DO THIS: Only one span of the listing below is wanted: the lines from the one with "Clone this chart in Bokeh." through the one with "86, 151, 71, 161, 102, 184, 164, 206, 104, 168]", reproduced exactly, both ends kept.

SOURCE MATERIAL:
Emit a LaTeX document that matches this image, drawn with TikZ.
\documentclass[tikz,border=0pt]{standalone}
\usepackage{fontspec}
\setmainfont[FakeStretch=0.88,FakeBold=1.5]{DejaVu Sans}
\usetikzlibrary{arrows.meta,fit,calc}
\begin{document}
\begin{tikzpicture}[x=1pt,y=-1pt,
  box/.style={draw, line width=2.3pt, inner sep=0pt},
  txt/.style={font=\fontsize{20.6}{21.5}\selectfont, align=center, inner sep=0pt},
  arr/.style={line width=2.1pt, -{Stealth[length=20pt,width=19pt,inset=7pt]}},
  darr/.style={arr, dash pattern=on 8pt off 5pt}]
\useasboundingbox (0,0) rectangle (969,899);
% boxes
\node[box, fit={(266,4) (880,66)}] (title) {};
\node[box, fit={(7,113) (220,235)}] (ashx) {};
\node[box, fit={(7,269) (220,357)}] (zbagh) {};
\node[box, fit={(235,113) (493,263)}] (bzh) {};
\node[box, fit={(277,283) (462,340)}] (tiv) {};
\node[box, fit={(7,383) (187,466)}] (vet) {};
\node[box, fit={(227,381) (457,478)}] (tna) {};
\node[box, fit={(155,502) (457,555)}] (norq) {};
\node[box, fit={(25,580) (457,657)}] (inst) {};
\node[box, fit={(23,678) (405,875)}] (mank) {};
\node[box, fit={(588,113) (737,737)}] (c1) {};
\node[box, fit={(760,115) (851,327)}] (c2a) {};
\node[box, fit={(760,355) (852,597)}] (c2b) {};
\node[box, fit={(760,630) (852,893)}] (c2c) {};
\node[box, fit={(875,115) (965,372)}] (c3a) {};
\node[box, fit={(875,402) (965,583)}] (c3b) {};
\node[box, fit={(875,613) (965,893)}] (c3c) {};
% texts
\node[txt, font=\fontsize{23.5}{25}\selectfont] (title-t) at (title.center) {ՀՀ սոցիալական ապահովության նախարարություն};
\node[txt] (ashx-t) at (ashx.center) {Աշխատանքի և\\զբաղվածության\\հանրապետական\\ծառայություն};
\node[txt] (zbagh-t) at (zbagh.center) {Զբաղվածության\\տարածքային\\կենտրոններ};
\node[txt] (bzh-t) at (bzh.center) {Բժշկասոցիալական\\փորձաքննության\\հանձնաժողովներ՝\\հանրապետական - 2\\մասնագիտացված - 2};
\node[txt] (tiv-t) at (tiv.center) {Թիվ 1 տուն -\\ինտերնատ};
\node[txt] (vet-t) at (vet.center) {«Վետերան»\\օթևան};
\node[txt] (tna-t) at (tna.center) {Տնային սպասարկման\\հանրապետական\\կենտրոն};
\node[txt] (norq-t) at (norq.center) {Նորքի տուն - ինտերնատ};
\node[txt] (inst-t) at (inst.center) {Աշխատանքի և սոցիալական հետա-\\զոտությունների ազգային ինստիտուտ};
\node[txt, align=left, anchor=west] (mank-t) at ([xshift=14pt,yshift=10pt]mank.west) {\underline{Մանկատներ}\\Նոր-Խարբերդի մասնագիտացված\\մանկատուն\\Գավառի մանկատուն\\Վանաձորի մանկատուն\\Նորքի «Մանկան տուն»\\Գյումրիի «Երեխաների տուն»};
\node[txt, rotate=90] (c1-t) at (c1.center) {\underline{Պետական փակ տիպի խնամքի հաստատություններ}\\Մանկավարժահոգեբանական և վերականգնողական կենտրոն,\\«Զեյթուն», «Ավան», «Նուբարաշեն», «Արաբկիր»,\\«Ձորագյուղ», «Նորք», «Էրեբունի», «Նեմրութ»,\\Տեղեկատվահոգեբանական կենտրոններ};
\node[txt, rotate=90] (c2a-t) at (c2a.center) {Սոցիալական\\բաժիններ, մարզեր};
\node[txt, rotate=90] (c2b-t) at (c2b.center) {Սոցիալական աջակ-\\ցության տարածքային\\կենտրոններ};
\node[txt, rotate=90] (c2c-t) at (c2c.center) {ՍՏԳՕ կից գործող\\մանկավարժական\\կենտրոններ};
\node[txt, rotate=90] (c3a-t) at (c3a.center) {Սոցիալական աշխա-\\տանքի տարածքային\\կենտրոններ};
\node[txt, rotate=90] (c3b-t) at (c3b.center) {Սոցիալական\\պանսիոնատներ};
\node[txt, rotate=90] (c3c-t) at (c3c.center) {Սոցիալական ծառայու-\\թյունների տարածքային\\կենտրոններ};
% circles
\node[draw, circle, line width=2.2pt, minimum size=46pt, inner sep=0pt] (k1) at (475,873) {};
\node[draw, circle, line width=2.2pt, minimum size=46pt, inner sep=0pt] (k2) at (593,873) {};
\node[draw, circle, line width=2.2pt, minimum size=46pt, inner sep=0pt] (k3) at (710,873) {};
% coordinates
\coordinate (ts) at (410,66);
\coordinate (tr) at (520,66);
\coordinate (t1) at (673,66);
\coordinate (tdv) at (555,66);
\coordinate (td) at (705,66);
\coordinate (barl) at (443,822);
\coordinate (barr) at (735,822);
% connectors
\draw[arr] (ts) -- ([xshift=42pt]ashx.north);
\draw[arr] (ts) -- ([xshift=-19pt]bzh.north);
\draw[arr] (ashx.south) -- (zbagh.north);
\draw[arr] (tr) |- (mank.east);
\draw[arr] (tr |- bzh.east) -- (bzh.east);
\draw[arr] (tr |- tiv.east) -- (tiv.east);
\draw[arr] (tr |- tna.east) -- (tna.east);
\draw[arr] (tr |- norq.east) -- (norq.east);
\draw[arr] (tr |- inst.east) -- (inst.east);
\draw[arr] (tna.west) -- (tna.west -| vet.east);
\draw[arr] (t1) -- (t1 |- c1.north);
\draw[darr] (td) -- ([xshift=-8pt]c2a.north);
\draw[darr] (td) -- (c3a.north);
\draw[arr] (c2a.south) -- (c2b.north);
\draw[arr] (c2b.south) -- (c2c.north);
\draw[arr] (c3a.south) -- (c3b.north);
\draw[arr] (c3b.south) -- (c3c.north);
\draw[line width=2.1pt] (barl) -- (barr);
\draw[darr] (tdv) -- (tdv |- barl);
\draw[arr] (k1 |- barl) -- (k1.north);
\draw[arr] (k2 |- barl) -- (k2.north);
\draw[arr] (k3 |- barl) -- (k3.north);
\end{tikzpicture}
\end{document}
==
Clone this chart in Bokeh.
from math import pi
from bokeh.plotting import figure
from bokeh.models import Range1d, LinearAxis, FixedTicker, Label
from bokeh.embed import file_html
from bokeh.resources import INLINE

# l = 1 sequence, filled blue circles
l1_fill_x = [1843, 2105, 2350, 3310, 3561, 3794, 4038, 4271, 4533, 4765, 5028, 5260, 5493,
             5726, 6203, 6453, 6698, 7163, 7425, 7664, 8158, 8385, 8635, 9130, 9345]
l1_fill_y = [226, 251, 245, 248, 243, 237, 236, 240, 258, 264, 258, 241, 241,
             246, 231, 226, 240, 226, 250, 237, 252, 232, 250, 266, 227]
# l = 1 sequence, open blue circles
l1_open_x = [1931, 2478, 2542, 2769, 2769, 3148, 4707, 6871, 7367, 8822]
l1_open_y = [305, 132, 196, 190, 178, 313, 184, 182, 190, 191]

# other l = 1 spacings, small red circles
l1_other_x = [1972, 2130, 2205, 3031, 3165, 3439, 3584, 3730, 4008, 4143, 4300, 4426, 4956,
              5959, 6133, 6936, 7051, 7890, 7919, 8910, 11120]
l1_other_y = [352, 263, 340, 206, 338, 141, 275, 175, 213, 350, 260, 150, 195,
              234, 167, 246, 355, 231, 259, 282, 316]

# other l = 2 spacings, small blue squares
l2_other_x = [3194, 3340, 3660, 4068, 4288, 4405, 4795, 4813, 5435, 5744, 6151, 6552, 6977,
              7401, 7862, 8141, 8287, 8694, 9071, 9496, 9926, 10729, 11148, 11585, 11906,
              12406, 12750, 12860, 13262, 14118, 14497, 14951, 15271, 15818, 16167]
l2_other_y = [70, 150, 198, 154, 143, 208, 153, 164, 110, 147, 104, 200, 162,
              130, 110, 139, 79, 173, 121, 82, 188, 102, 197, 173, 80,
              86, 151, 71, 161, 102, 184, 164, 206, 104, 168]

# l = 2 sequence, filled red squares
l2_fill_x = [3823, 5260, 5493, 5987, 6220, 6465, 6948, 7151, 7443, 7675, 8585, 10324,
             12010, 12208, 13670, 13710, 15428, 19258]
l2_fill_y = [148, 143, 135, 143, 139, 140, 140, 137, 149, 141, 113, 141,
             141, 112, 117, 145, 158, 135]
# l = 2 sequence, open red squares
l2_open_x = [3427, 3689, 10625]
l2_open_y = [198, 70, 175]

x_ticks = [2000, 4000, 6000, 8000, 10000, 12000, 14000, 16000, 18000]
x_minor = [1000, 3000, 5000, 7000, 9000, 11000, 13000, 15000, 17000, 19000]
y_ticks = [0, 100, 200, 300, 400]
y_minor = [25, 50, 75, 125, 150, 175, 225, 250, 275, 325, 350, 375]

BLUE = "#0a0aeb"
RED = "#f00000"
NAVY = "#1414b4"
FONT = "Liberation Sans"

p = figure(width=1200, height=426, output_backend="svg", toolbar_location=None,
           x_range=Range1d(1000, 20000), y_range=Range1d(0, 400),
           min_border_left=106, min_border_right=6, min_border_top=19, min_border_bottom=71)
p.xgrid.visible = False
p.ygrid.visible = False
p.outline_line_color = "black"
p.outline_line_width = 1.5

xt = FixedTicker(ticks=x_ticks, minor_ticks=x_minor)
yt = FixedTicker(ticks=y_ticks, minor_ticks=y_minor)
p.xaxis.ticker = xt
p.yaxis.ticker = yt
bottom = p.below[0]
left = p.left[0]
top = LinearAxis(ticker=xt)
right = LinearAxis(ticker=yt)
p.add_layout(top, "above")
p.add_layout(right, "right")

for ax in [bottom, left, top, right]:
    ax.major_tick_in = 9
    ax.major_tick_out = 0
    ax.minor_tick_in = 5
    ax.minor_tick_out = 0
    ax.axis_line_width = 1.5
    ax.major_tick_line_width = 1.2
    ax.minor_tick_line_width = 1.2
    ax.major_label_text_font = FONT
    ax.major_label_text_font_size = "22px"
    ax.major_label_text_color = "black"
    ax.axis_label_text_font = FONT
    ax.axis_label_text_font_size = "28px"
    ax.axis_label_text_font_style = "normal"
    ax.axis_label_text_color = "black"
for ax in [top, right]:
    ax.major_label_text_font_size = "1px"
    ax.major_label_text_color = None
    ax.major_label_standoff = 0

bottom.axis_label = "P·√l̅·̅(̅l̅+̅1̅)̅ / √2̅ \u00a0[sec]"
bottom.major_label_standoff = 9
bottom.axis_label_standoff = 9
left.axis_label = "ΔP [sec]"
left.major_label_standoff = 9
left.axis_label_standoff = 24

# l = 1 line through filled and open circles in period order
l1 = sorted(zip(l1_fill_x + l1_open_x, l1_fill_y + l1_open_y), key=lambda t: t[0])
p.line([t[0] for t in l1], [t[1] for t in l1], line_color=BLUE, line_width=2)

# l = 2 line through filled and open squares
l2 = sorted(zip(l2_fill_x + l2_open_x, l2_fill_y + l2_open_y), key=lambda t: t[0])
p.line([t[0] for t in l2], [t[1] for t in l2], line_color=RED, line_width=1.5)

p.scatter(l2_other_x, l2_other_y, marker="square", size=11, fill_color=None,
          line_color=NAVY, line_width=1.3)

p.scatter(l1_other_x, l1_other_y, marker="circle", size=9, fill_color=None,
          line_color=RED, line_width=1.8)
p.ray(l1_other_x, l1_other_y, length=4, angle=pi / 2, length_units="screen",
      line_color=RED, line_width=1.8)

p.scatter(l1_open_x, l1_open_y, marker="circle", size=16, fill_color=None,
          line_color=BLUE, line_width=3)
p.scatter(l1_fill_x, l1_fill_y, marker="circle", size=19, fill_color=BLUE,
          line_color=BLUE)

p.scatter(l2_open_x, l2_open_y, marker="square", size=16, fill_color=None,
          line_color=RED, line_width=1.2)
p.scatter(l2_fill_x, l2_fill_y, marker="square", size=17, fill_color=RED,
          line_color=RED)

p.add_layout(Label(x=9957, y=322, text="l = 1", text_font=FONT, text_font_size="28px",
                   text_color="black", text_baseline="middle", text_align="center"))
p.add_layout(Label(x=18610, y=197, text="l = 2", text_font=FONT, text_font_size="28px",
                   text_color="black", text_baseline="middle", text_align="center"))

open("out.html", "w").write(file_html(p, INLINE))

ANSWER TO THE TASK:
Clone this chart in Bokeh.
from math import pi
from bokeh.plotting import figure
from bokeh.models import Range1d, LinearAxis, FixedTicker, Label
from bokeh.embed import file_html
from bokeh.resources import INLINE

# l = 1 sequence, filled blue circles
l1_fill_x = [1843, 2105, 2350, 3310, 3561, 3794, 4038, 4271, 4533, 4765, 5028, 5260, 5493,
             5726, 6203, 6453, 6698, 7163, 7425, 7664, 8158, 8385, 8635, 9130, 9345]
l1_fill_y = [226, 251, 245, 248, 243, 237, 236, 240, 258, 264, 258, 241, 241,
             246, 231, 226, 240, 226, 250, 237, 252, 232, 250, 266, 227]
# l = 1 sequence, open blue circles
l1_open_x = [1931, 2478, 2542, 2769, 2769, 3148, 4707, 6871, 7367, 8822]
l1_open_y = [305, 132, 196, 190, 178, 313, 184, 182, 190, 191]

# other l = 1 spacings, small red circles
l1_other_x = [1972, 2130, 2205, 3031, 3165, 3439, 3584, 3730, 4008, 4143, 4300, 4426, 4956,
              5959, 6133, 6936, 7051, 7890, 7919, 8910, 11120]
l1_other_y = [352, 263, 340, 206, 338, 141, 275, 175, 213, 350, 260, 150, 195,
              234, 167, 246, 355, 231, 259, 282, 316]

# other l = 2 spacings, small blue squares
l2_other_x = [3194, 3340, 3660, 4068, 4288, 4405, 4795, 4813, 5435, 5744, 6151, 6552, 6977,
              7401, 7862, 8141, 8287, 8694, 9071, 9496, 9926, 10729, 11148, 11585, 11906,
              12406, 12750, 12860, 13262, 14118, 14497, 14951, 15271, 15818, 16167]
l2_other_y = [70, 150, 198, 154, 143, 208, 153, 164, 110, 147, 104, 200, 162,
              130, 110, 139, 79, 173, 121, 82, 188, 102, 197, 173, 80,
              86, 151, 71, 161, 102, 184, 164, 206, 104, 168]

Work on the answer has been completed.